Explicitly, the parameters are: $v = 81,\quad k = 30,\quad \lambda = 9,\quad \mu = 12$ The automorphism group for this partial geometry is flag-transitive and of order $58,320$ (Crnković et al., 2020, Winter et al., 2020). The line-stabilizer is trivial, corresponding to the "rigid type" Singer abelian group property. Uniqueness up to $10^6$ points for partial geometries of rigid type is conjectured, with only three hypothetical non-unique examples beyond Van Lint–Schrijver known (Winter et al., 2020). The critical case (5,5,2) is realized in GF(3)^4.

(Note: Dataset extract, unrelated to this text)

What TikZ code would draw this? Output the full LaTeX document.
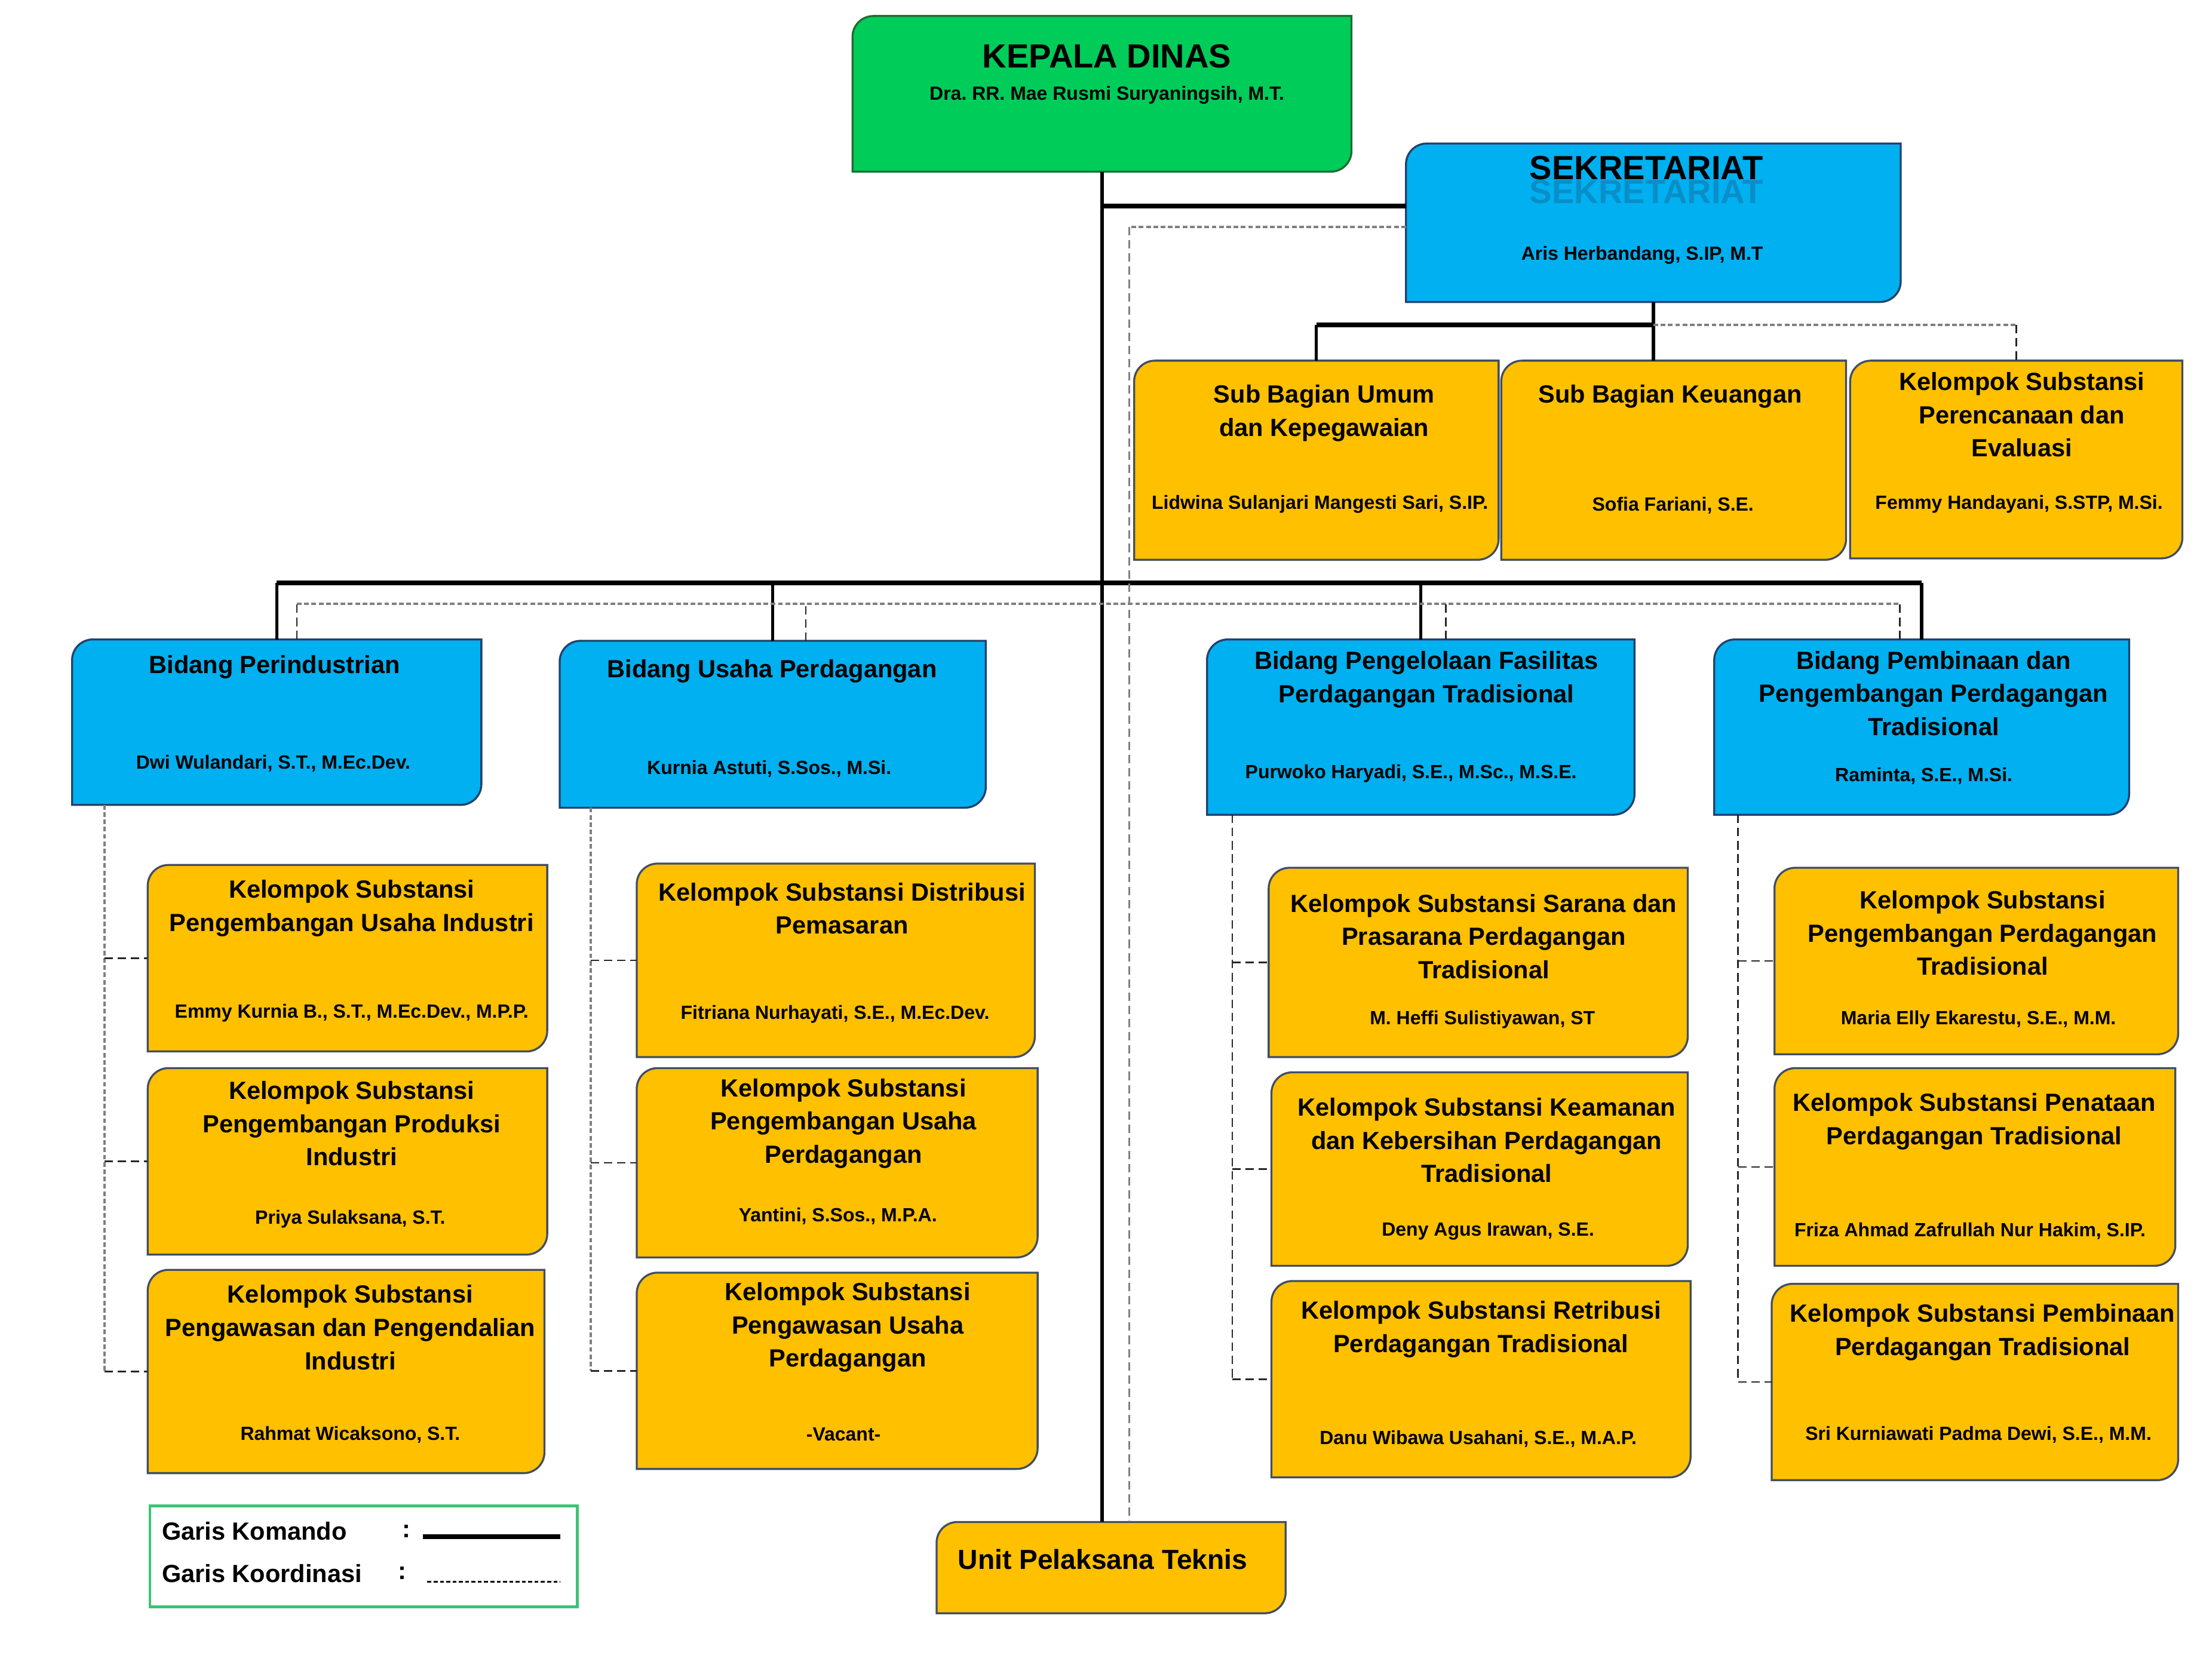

5. Critical Group and Smith Normal Form

The critical group $\operatorname{Crit}(G)$ for $G=G(p,\ell,t)$ is determined by the Smith normal form of the Laplacian matrix. The spectrum involves the block-diagonalization under the action of $S$ (multiplicative subgroup), and Smith invariants are expressed in terms of $p$ -adic properties of Jacobi sums and Stickelberger's theorem (Pantangi, 2018). The group decomposes as a direct sum of Sylow $p$ -part and prime-to- $p$ part, with explicit formulas for elementary divisor multiplicities and link to the number of spanning trees.

6. Connections to Schrijver Graphs, Vertex- and Edge-criticality

Schrijver graphs $SG(n,k)$ , also called stable Kneser graphs, are induced subgraphs of the classical Kneser graph on $k$ -subsets of $[n]$ , restricting to subsets avoiding any two cyclically consecutive elements. They realize chromatic number $n-2k+2$ , as established via topological methods by Lovász and refined for vertex-criticality by Schrijver (Kaiser et al., 2019, Kaiser et al., 2020). For $k=2$ and general $k$ , sharp constructions of edge-critical subgraphs are known, with explicit combinatorial (alternator and necklace factor) criteria, and relate to Van Lint–Schrijver graphs via their extremal colorability and stability (Kaiser et al., 2019, Kaiser et al., 2020, Mütze et al., 3 Jan 2024).

7. Hamiltonicity and Combinatorial Generation

Every Schrijver graph $S(n,k)=S(n,k,2)$ and its generalizations ( $s$ -stable Kneser graphs) admit an explicit Hamilton cycle, found via combinatorial constructions involving necklace (orbit) decompositions and cycle gluing via connector 4-cycles (Mütze et al., 3 Jan 2024). An associated shift-rule algorithm generates the Hamilton cycle with $O(n)$ time per vertex, generalizing Gray-code and necklace enumeration for arbitrary stability parameters, highlighting the algorithmic efficiency encoded in the structural symmetries of the graphs.

The Van Lint–Schrijver graphs occupy a central role at the intersection of algebraic graph theory (rank-three Cayley graphs, srg classification), finite geometry (partial geometries, rigid-type Singer actions), combinatorics (Kneser-type stability, chromatic and Hamiltonicity extremality), and algebraic invariants (critical group/SNF analysis). Their properties—strong regularity, high symmetry, extremal colorability, rigid group actions, Hamiltonicity—render them archetypal test cases and benchmarks for theoretical and computational advances across several domains of combinatorics and discrete mathematics.